Naufragios cotidianos en lugares insospechados.
Me enamoré de la portada de un disco como el que se enamora de un hoyuelo, una mirada o un mechón rebelde. Porque esto funciona así. Lo dijo Cortázar. No se elige.
A veces leo un libro o un poema y es como si me acabara de beber una botella de vino inmortal o como si hubiera atrapado una supernova entre mis dedos. A veces escucho una canción y es como si acabaras de recorrer todo mi cuerpo con tu lengua. Igual. Seísmo en el corazón.
Después me dejé caer en la contraportada de ese vinilo e improvisé un poema con los títulos de las canciones, un cut-up a lo Burroughs. Y con la luz del ocaso de fondo todo cobraba un sentido de créditos finales de film mítico que te ha regalado una ebriedad interna, así, mecido dulcemente en el oleaje que ha invadido tu salón y que sigue colándose bajo las ranuras de todas la puertas.
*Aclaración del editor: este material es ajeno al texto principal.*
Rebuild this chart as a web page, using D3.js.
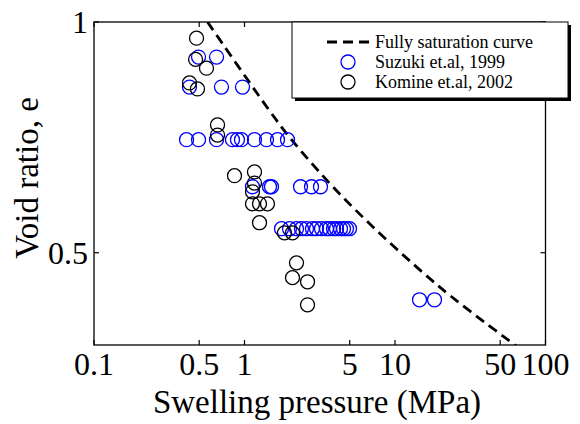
<!DOCTYPE html>
<html>
<head>
<meta charset="utf-8">
<script src="https://cdn.jsdelivr.net/npm/d3@7"></script>
<style>
  body { margin: 0; background: #fff; }
</style>
</head>
<body>
<div id="chart"></div>
<script>
// swelling pressure (MPa) vs void ratio
var suzukiP = [0.495, 0.652, 0.431, 0.703, 0.970,
  0.412, 0.495, 0.652, 0.832, 0.898, 0.955, 1.165, 1.400, 1.657, 1.931,
  1.130, 1.466, 1.511, 2.356, 2.787, 3.199,
  1.762, 1.991, 2.216, 2.392, 2.582, 2.830, 3.008, 3.248, 3.506, 3.671, 3.903, 4.087, 4.345, 4.549, 4.762, 4.985,
  14.55, 18.30];
var suzukiE = [0.924, 0.924, 0.859, 0.859, 0.859,
  0.745, 0.745, 0.745, 0.745, 0.745, 0.745, 0.745, 0.745, 0.745, 0.745,
  0.643, 0.643, 0.643, 0.643, 0.643, 0.643,
  0.552, 0.552, 0.552, 0.552, 0.552, 0.552, 0.552, 0.552, 0.552, 0.552, 0.552, 0.552, 0.552, 0.552, 0.552, 0.552,
  0.398, 0.398];

var komineP = [0.480, 0.473, 0.559, 0.431, 0.487, 0.662, 0.662, 0.858, 1.165, 1.165, 1.130,
  1.130, 1.258, 1.421, 1.258, 1.844, 2.084, 2.216, 2.084, 2.623, 2.623];
var komineE = [0.965, 0.919, 0.900, 0.868, 0.855, 0.777, 0.755, 0.667, 0.675, 0.651, 0.632,
  0.606, 0.606, 0.606, 0.565, 0.543, 0.543, 0.478, 0.446, 0.437, 0.387];

var curveP = [0.568, 1.421, 2.052, 4.836, 19.76, 65.2];
var curveE = [1.0, 0.814, 0.745, 0.610, 0.426, 0.296];

var xTicks = [0.1, 0.5, 1, 5, 10, 50, 100];
var yTicks = [0.5, 1];
var legendLabels = ["Fully saturation curve", "Suzuki et.al, 1999", "Komine et.al, 2002"];

var FONT = "'Liberation Serif', 'Times New Roman', serif";

var W = 580, H = 424;
var margin = { top: 22, right: 34.5, bottom: 79, left: 94 },
    width = W - margin.left - margin.right,
    height = H - margin.top - margin.bottom;

var svg = d3.select("#chart").append("svg")
    .attr("width", W)
    .attr("height", H)
    .style("font-family", FONT);

var g = svg.append("g")
    .attr("transform", "translate(" + margin.left + "," + margin.top + ")");

var x = d3.scaleLog().domain([0.1, 100]).range([0, width]);
var y = d3.scaleLinear().domain([0.3, 1]).range([height, 0]);

g.append("defs").append("clipPath").attr("id", "clip")
  .append("rect").attr("width", width).attr("height", height);

// saturation curve
var line = d3.line()
    .x(function(d) { return x(d[0]); })
    .y(function(d) { return y(d[1]); })
    .curve(d3.curveCatmullRom);

g.append("path")
    .datum(curveP.map(function(p, i) { return [p, curveE[i]]; }))
    .attr("clip-path", "url(#clip)")
    .attr("d", line)
    .attr("fill", "none")
    .attr("stroke", "#000")
    .attr("stroke-width", 2.8)
    .attr("stroke-dasharray", "10,6");

g.selectAll(".suzuki")
    .data(suzukiP)
    .enter().append("circle")
    .attr("class", "suzuki")
    .attr("cx", function(d) { return x(d); })
    .attr("cy", function(d, i) { return y(suzukiE[i]); })
    .attr("r", 7)
    .attr("fill", "none")
    .attr("stroke", "#0000ff")
    .attr("stroke-width", 1.3);

g.selectAll(".komine")
    .data(komineP)
    .enter().append("circle")
    .attr("class", "komine")
    .attr("cx", function(d) { return x(d); })
    .attr("cy", function(d, i) { return y(komineE[i]); })
    .attr("r", 7)
    .attr("fill", "none")
    .attr("stroke", "#000")
    .attr("stroke-width", 1.3);

// box + inward ticks
g.append("rect")
    .attr("width", width).attr("height", height)
    .attr("fill", "none").attr("stroke", "#000").attr("stroke-width", 1.3);

var tl = 5;
xTicks.forEach(function(t) {
  g.append("line").attr("x1", x(t)).attr("x2", x(t)).attr("y1", height).attr("y2", height - tl)
    .attr("stroke", "#000").attr("stroke-width", 1.2);
  g.append("line").attr("x1", x(t)).attr("x2", x(t)).attr("y1", 0).attr("y2", tl)
    .attr("stroke", "#000").attr("stroke-width", 1.2);
  g.append("text").attr("x", x(t)).attr("y", height + 30)
    .attr("text-anchor", "middle").style("font-size", "32px").text(t);
});
yTicks.forEach(function(t) {
  g.append("line").attr("x1", 0).attr("x2", tl).attr("y1", y(t)).attr("y2", y(t))
    .attr("stroke", "#000").attr("stroke-width", 1.2);
  g.append("line").attr("x1", width).attr("x2", width - tl).attr("y1", y(t)).attr("y2", y(t))
    .attr("stroke", "#000").attr("stroke-width", 1.2);
  g.append("text").attr("x", -6).attr("y", y(t)).attr("dy", "0.35em")
    .attr("text-anchor", "end").style("font-size", "32px").text(t);
});

svg.append("text")
    .attr("x", 317).attr("y", 413)
    .attr("text-anchor", "middle").style("font-size", "33px")
    .text("Swelling pressure (MPa)");

svg.append("text")
    .attr("transform", "translate(38,178)rotate(-90)")
    .attr("text-anchor", "middle").style("font-size", "33px")
    .text("Void ratio, e");

// legend with drop shadow
var lg = svg.append("g").attr("transform", "translate(292,22)");
lg.append("rect").attr("x", 3).attr("y", 3).attr("width", 276).attr("height", 76).attr("fill", "#000");
lg.append("rect").attr("width", 276).attr("height", 76)
    .attr("fill", "#fff").attr("stroke", "#000").attr("stroke-width", 1);

lg.append("line").attr("x1", 35).attr("x2", 78).attr("y1", 20).attr("y2", 20)
    .attr("stroke", "#000").attr("stroke-width", 2.8).attr("stroke-dasharray", "10,6");
lg.append("circle").attr("cx", 56).attr("cy", 40).attr("r", 7)
    .attr("fill", "none").attr("stroke", "#0000ff").attr("stroke-width", 1.3);
lg.append("circle").attr("cx", 56).attr("cy", 60).attr("r", 7)
    .attr("fill", "none").attr("stroke", "#000").attr("stroke-width", 1.3);

lg.selectAll(".lt")
    .data(legendLabels)
    .enter().append("text")
    .attr("x", 83)
    .attr("y", function(d, i) { return 20 + i * 20; })
    .attr("dy", "0.33em")
    .style("font-size", "18px")
    .text(function(d) { return d; });
</script>
</body>
</html>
Pude ver coches a través de las ventanas, regalando ese sonido que rasga el silencio y se diluye sin más en la distancia. Igual que las luces de sus faros, creando esa intermitencia lumínica. Blanco a rojo. Blanco a rojo. Las carreteras secundarias son como un fuego lento, te llevan pero te dejan paladear el paisaje. Son más peligrosas pero también más verdaderas. Por eso están plagadas de moteles que se llaman El Dorado, Manila o Luna Inn y tienen espejos en el techo y el tiempo en los relojes se detiene. De repente un parpadeo me devolvió a la realidad. Estaba en Discos Revolver. Los Jayhawks y mis dedos recorriendo esa portada mientras sonaba de fondo Let's spend the night together de Bowie.